A young forest is comprised of saplings and seedlings that often follow a disturbance such as fire, wind throw, or logging.
“We need some of all forests, young and old,” Holtz said, but the younger forests are disappearing. It takes specific work, such as a harvest, to regenerate young forests that have more value to wildlife than previously thought.
Terry Ides, of Fifield, shared his experiences in owning 400 acres where he has developed hunter walking trails.
“Trails provide good accessibility to the woods, and I plant them with Alsike and White Dutch clover and mow them every other week,” Ides said.

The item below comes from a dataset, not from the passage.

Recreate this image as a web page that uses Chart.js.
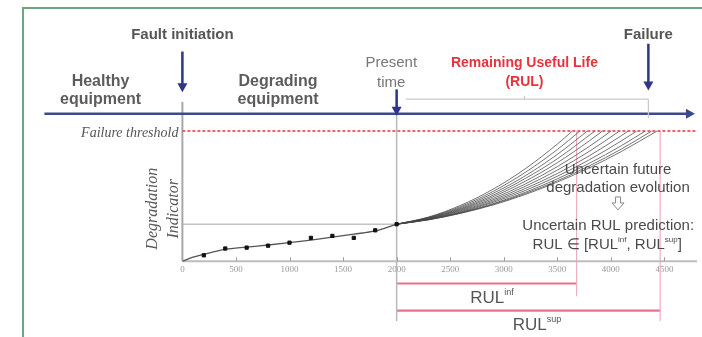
<!DOCTYPE html>
<html>
<head>
<meta charset="utf-8">
<script src="https://cdn.jsdelivr.net/npm/chart.js@4.4.0/dist/chart.umd.min.js"></script>
<style>
  html, body { margin: 0; padding: 0; background: #fff; }
  #wrap { position: relative; width: 702px; height: 337px; }
  #frame { position: absolute; left: 22px; top: 7px; right: 0; bottom: 0;
           border-left: 2px solid #6ea77c; border-top: 2px solid #6ea77c; pointer-events: none; }
</style>
</head>
<body>
<div id="wrap"><canvas id="myChart" width="702" height="337"></canvas><div id="frame"></div></div>
<script>
// Observed degradation indicator (black squares)
var obsTime  = [200, 400, 600, 800, 1000, 1200, 1400, 1600, 1800, 2000];
var obsValue = [0.45, 0.97, 1.04, 1.19, 1.42, 1.79, 1.94, 1.79, 2.37, 2.84];

// Fitted trend up to present time
var fitTime  = [0, 100, 200, 400, 600, 800, 1000, 1200, 1400, 1600, 1800, 2000];
var fitValue = [0, 0.30, 0.52, 0.90, 1.08, 1.24, 1.42, 1.62, 1.85, 2.08, 2.32, 2.84];

// Predicted future trajectories (fan) : values at fanTime, then they hit the threshold at fanEnd
var fanTime = [2000, 2300, 2600, 2900, 3200, 3500, 3800, 4100];
var fanEnd  = [3640, 3710, 3780, 3850, 3920, 4000, 4080, 4160, 4240, 4320, 4380, 4430];
var fanValues = [
  [2.84, 3.40, 4.30, 5.53, 7.10, 9.00],
  [2.84, 3.37, 4.21, 5.36, 6.82, 8.58],
  [2.84, 3.35, 4.13, 5.21, 6.56, 8.21],
  [2.84, 3.32, 4.06, 5.07, 6.35, 7.87],
  [2.84, 3.30, 4.00, 4.95, 6.14, 7.57, 9.26],
  [2.84, 3.28, 3.94, 4.82, 5.93, 7.27, 8.83],
  [2.84, 3.25, 3.88, 4.71, 5.75, 7.00, 8.45],
  [2.84, 3.23, 3.82, 4.61, 5.58, 6.74, 8.11, 9.66],
  [2.84, 3.22, 3.77, 4.52, 5.43, 6.53, 7.80, 9.26],
  [2.84, 3.20, 3.73, 4.42, 5.29, 6.33, 7.53, 8.89],
  [2.84, 3.19, 3.70, 4.37, 5.20, 6.18, 7.33, 8.63],
  [2.84, 3.18, 3.68, 4.32, 5.12, 6.08, 7.18, 8.44]
];

// Key times / levels
var threshold = 10;
var faultTime = 0;
var presentTime = 2000;
var presentValue = 2.84;
var failureTime = 4350;
var rulInf = 3680;
var rulSup = 4460;

// x axis tick labels
var tickValues = [0, 500, 1000, 1500, 2000, 2500, 3000, 3500, 4000, 4500];

var SANS = '"Liberation Sans", Arial, sans-serif';
var SERIF = '"Liberation Serif", "Times New Roman", serif';
var NAVY = '#2f3586';
var RED_LINE = '#e8728c';

function seg(x1, y1, x2, y2) { return [{ x: x1, y: y1 }, { x: x2, y: y2 }]; }

function lineSet(data, color, width, dash) {
  return { type: 'line', data: data, borderColor: color, borderWidth: width,
           borderDash: dash || [], pointRadius: 0, fill: false, tension: 0 };
}

// Chart.js paints dataset 0 last, so the list goes from front to back
var datasets = [];

// observations
datasets.push({ type: 'scatter', data: obsTime.map(function (t, i) { return { x: t, y: obsValue[i] }; }),
                backgroundColor: '#111', borderColor: '#111', pointStyle: 'rect', pointRadius: 2.3 });

// failure threshold
datasets.push(lineSet(seg(faultTime, threshold, 4805, threshold), '#e2363a', 1.5, [3, 2]));

// fitted trend
datasets.push({ type: 'line', data: fitTime.map(function (t, i) { return { x: t, y: fitValue[i] }; }),
                borderColor: '#555', borderWidth: 1.3, pointRadius: 0, fill: false,
                cubicInterpolationMode: 'monotone' });

// fan of future trajectories
fanValues.forEach(function (vals, i) {
  var pts = vals.map(function (v, j) { return { x: fanTime[j], y: v }; });
  pts.push({ x: fanEnd[i], y: threshold });
  datasets.push({ type: 'line', data: pts, borderColor: 'rgba(70,70,70,0.75)', borderWidth: 1,
                  pointRadius: 0, fill: false, cubicInterpolationMode: 'monotone' });
});

// reference lines
datasets.push(lineSet(seg(faultTime, 0, faultTime, 12.25), '#a8a8a8', 2));        // indicator axis
datasets.push(lineSet(seg(faultTime, 0, 4805, 0), '#bdbdbd', 2));                  // time axis
datasets.push(lineSet(seg(faultTime, presentValue, presentTime, presentValue), '#c4c4c4', 1.5));
datasets.push(lineSet(seg(presentTime, 12.6, presentTime, -4.6), '#b8b8b8', 1.5)); // present time
datasets.push(lineSet(seg(rulInf, threshold, rulInf, -2.7), '#eeb0bd', 1.2));
datasets.push(lineSet(seg(rulSup, threshold, rulSup, -4.6), '#eeb0bd', 1.2));
datasets.push(lineSet(seg(presentTime, -1.72, rulInf, -1.72), RED_LINE, 2.2));
datasets.push(lineSet(seg(presentTime, -3.81, rulSup, -3.81), RED_LINE, 2.2));

// text, arrows and brackets
var annotations = {
  id: 'annotations',
  afterDraw: function (chart) {
    var c = chart.ctx, sx = chart.scales.x, sy = chart.scales.y;
    function X(v) { return sx.getPixelForValue(v); }
    function Y(v) { return sy.getPixelForValue(v); }

    function text(str, xv, yv, font, color, align) {
      c.save();
      c.font = font; c.fillStyle = color; c.textAlign = align || 'center'; c.textBaseline = 'middle';
      c.fillText(str, X(xv), Y(yv));
      c.restore();
    }
    // pieces: [text, font, color, raise]
    function rich(pieces, xv, yv, align) {
      c.save();
      c.textBaseline = 'middle';
      var w = 0;
      pieces.forEach(function (p) { c.font = p[1]; w += c.measureText(p[0]).width; });
      var x = X(xv);
      if (align === 'center') x -= w / 2;
      pieces.forEach(function (p) {
        c.font = p[1]; c.fillStyle = p[2]; c.textAlign = 'left';
        c.fillText(p[0], x, Y(yv) - (p[3] || 0));
        x += c.measureText(p[0]).width;
      });
      c.restore();
    }
    function downArrow(xv, y1, y2) {
      var x = X(xv), a = Y(y1), b = Y(y2);
      c.save();
      c.strokeStyle = NAVY; c.fillStyle = NAVY; c.lineWidth = 2.5;
      c.beginPath(); c.moveTo(x, a); c.lineTo(x, b - 7); c.stroke();
      c.beginPath(); c.moveTo(x - 5, b - 9); c.lineTo(x + 5, b - 9); c.lineTo(x, b); c.closePath(); c.fill();
      c.restore();
    }

    // upward tick marks on time axis
    c.save();
    c.strokeStyle = '#a0a0a0'; c.lineWidth = 1;
    sx.ticks.forEach(function (t) {
      var x = Math.round(X(t.value)) + 0.5;
      c.beginPath(); c.moveTo(x, Y(0)); c.lineTo(x, Y(0) - 4); c.stroke();
    });
    c.restore();

    // timeline arrow
    c.save();
    c.strokeStyle = '#3c4a8c'; c.fillStyle = '#3c4a8c'; c.lineWidth = 2.6;
    var ty = Y(11.34), tx0 = X(-1288), tx1 = X(4785);
    c.beginPath(); c.moveTo(tx0, ty); c.lineTo(tx1 - 6, ty); c.stroke();
    c.beginPath(); c.moveTo(tx1, ty); c.lineTo(tx1 - 9, ty - 5); c.lineTo(tx1 - 9, ty + 5); c.closePath(); c.fill();
    c.restore();

    downArrow(faultTime, 16.12, 12.99);
    downArrow(presentTime, 13.21, 11.19);
    downArrow(failureTime, 16.72, 13.13);

    // RUL bracket
    c.save();
    c.strokeStyle = '#c9c9c9'; c.lineWidth = 1.2;
    var by = Y(12.46), bx0 = X(2085), bx1 = X(failureTime), bm = X(3193);
    c.beginPath(); c.moveTo(bx0, by); c.lineTo(bx1, by); c.stroke();
    c.beginPath(); c.moveTo(bm, by); c.lineTo(bm, by - 3); c.stroke();
    c.beginPath(); c.moveTo(bx1, by); c.lineTo(bx1, Y(11.0)); c.stroke();
    c.restore();

    // hollow arrow
    c.save();
    var hx = X(4067), hy = Y(4.4);
    c.strokeStyle = '#8a8a8a'; c.lineWidth = 1;
    c.beginPath();
    c.moveTo(hx - 2.5, hy - 7); c.lineTo(hx + 2.5, hy - 7); c.lineTo(hx + 2.5, hy - 1);
    c.lineTo(hx + 6, hy - 1); c.lineTo(hx, hy + 6); c.lineTo(hx - 6, hy - 1);
    c.lineTo(hx - 2.5, hy - 1); c.closePath(); c.stroke();
    c.restore();

    var B15 = 'bold 15px ' + SANS, B16 = 'bold 16px ' + SANS;
    text('Fault initiation', faultTime, 17.4, B15, '#555');
    text('Failure', failureTime, 17.4, B15, '#555');
    text('Healthy', -764, 13.81, B16, '#5c5c5c');
    text('equipment', -764, 12.39, B16, '#5c5c5c');
    text('Degrading', 893, 13.81, B16, '#5c5c5c');
    text('equipment', 893, 12.39, B16, '#5c5c5c');
    text('Present', 1950, 15.22, '15px ' + SANS, '#777');
    text('time', 1950, 13.73, '15px ' + SANS, '#777');
    text('Remaining Useful Life', 3193, 15.22, 'bold 14px ' + SANS, '#e8323c');
    text('(RUL)', 3193, 13.73, 'bold 14px ' + SANS, '#e8323c');

    text('Failure threshold', -37, 9.85, 'italic 14px ' + SERIF, '#555', 'right');

    // rotated axis title
    c.save();
    c.translate(X(-170), Y(4.03));
    c.rotate(-Math.PI / 2);
    c.font = 'italic 16px ' + SERIF; c.fillStyle = '#5a5a5a'; c.textAlign = 'center'; c.textBaseline = 'middle';
    c.fillText('Degradation', 0, -11);
    c.fillText('Indicator', 0, 10);
    c.restore();

    var F = '15px ' + SANS, S = '8px ' + SANS, G = '#4a4a4a';
    text('Uncertain future', 4067, 7.01, F, G);
    text('degradation evolution', 4067, 5.67, F, G);
    text('Uncertain RUL prediction:', 3975, 2.69, F, G);
    rich([['RUL \u2208 [RUL', F, G], ['inf', S, G, 5], [', RUL', F, G], ['sup', S, G, 5], [']', F, G]],
         3966, 1.27, 'center');

    var L = '17px ' + SANS;
    rich([['RUL', L, '#555'], ['inf', '9px ' + SANS, '#555', 6]], 2687, -2.84, 'left');
    rich([['RUL', L, '#555'], ['sup', '9px ' + SANS, '#555', 6]], 3083, -4.93, 'left');
  }
};

var ctx = document.getElementById('myChart').getContext('2d');
var myChart = new Chart(ctx, {
  type: 'scatter',
  data: { datasets: datasets },
  options: {
    responsive: false,
    devicePixelRatio: 1,
    animation: false,
    layout: { padding: 0 },
    plugins: { legend: { display: false }, tooltip: { enabled: false } },
    scales: {
      x: {
        type: 'linear', min: -1656, max: 4804,
        position: { y: 0 },
        afterBuildTicks: function (s) { s.ticks = tickValues.map(function (v) { return { value: v }; }); },
        grid: { drawOnChartArea: false, drawTicks: false },
        border: { display: false },
        ticks: { padding: 3, color: '#9a9a9a', font: { family: SERIF, size: 9 }, maxRotation: 0, autoSkip: false,
                 callback: function (v) { return String(v); } }
      },
      y: { type: 'linear', min: -5.45, max: 19.7, display: false }
    }
  },
  plugins: [annotations]
});
</script>
</body>
</html>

By managing his woods, and planting three food plots, Ides said it is not unusual that hunters experience more than 25 flushing birds a day. The key is managing the land, which includes logging.
Other speakers included:
• Bob Nack, DNR Deer Management Assistance Program coordinator, said the world of wildlife management is changing, and the new DMAP program provides landowners with an opportunity to have a browse severity index for their property that can help develop a plan.

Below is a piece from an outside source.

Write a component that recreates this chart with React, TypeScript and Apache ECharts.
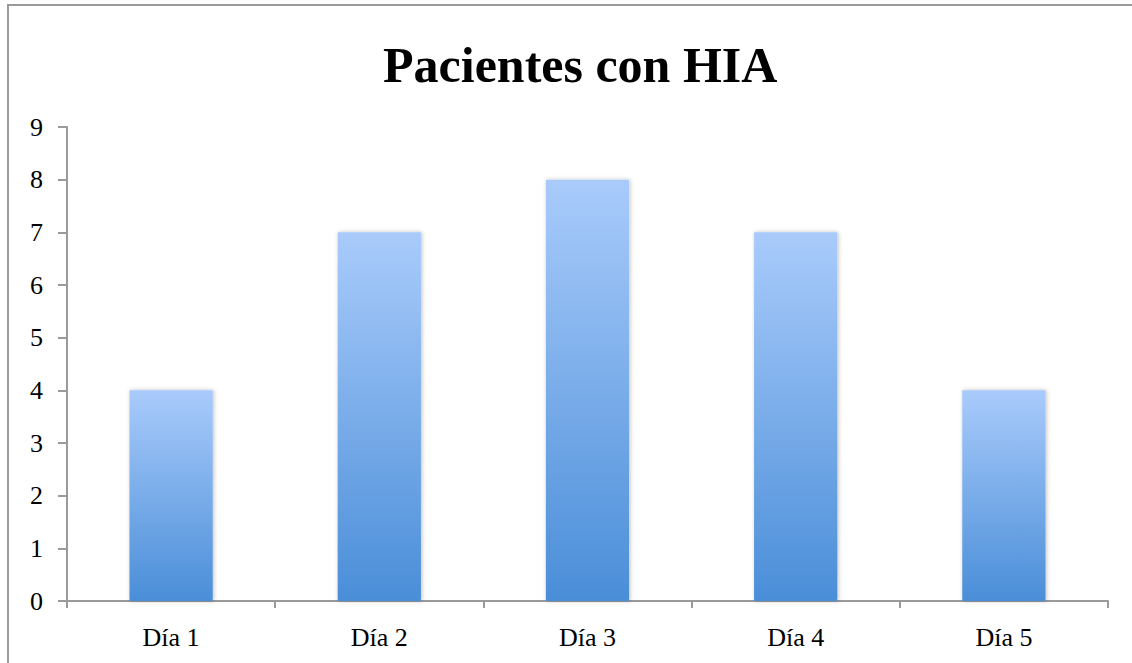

“This is not a ‘more deer’ program, but seeks a balance of the number of deer and what the habitat will support,” Nack said.

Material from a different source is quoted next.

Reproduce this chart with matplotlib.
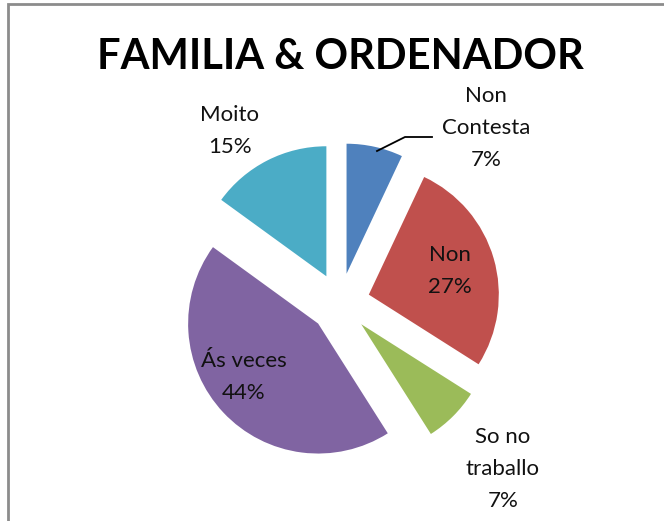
import matplotlib.pyplot as plt
from matplotlib.patches import Rectangle

# slice data, clockwise from 12 o'clock
labels = ['Non\nContesta', 'Non', 'So no\ntraballo', 'Ás veces', 'Moito']
values = [7, 27, 7, 44, 15]
colors = ['#4F81BD', '#C0504D', '#9BBB59', '#8064A2', '#4BACC6']

# label centres, offset from the pie centre in pixels
label_offsets = [(146, 175), (110, 32), (163, -166), (-96, -74), (-110, 172)]

W, H = 664, 521
CX, CY = 340, H - 303
R = 130
EXPLODE = 30

plt.rcParams['font.family'] = ['Lato', 'DejaVu Sans']

fig = plt.figure(figsize=(W / 100, H / 100), dpi=100)
ax = fig.add_axes([0, 0, 1, 1])
ax.set_xlim(0, W)
ax.set_ylim(0, H)
ax.axis('off')

# grey chart-area frame, cut off at right and bottom like the original
fig.patches.append(Rectangle((8 / W, -0.1), 1.2, (H - 4) / H + 0.1,
                             transform=fig.transFigure, fill=False,
                             edgecolor='#8C8C8C', linewidth=2))

wedges, _ = ax.pie(values, colors=colors, startangle=90, counterclock=False,
                   center=(CX, CY), radius=R, explode=[EXPLODE] * len(values),
                   wedgeprops=dict(linewidth=0))
ax.set_xlim(0, W)
ax.set_ylim(0, H)

for lab, val, (dx, dy) in zip(labels, values, label_offsets):
    ax.text(CX + dx, CY + dy, f'{lab}\n{val}%', ha='center', va='center',
            fontsize=16, color='#111111', linespacing=1.72)

# leader line for "Non Contesta"
ax.plot([377, 405, 432], [H - 151, H - 137, H - 137], color='black', lw=1.3)

ax.text(CX, H - 57, 'FAMILIA & ORDENADOR', ha='center', va='center',
        fontsize=30, fontweight='bold', color='black')

fig.savefig('out.png', dpi=100)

• Brad Hutnik, DNR forester, said oak was once maintained on the landscape in the past by fire. As fire has been removed, the forest has changed to a maple. Currently about 3.4 million acres are in oak in the state, and it is a species valuable to many types of wildlife.
“Eighty-five percent of the oak is owned by private landowners, and no management or mismanagement will mean it will decline. Our challenge is to regenerate the stands,” Hutnik said.
“Oak regeneration is an ecological process, not an event,” he said. The number one problem limiting regeneration now is deer.
• Steve Ebert, of Base Camp Leasing, said leasing can bring in revenue, control crop damage, provide recreational opportunities for people who can’t afford to buy land, and can be used to recruit people to buy your land in the future. He suggested some standard rates, depending on location and what restrictions and opportunities are available, of $750 to $1,400 for 40 acres.
Some of the things that should be covered in a lease include defining the start and end of the lease, when payment is due, how many acres are included, the maximum number of hunters, what species can be hunted, whether hunters are allowed to camp or use ATVs, and whether the owner should be contacted prior to each visit by the hunters. He also recommended liability insurance for the property owner and the hunter.
• Kelly Kearns, DNR invasive plant coordinator, talked of the importance of controlling invasive plants such as honeysuckle, garlic mustard and buckthorn before they spread. These plants can displace native species if allowed to spread.
“To help prevent the spread of invasives, require equipment coming into the property to be cleaned off and clean your shoes and pets so that you are not spreading invasive seeds to other parts of the property,” she said.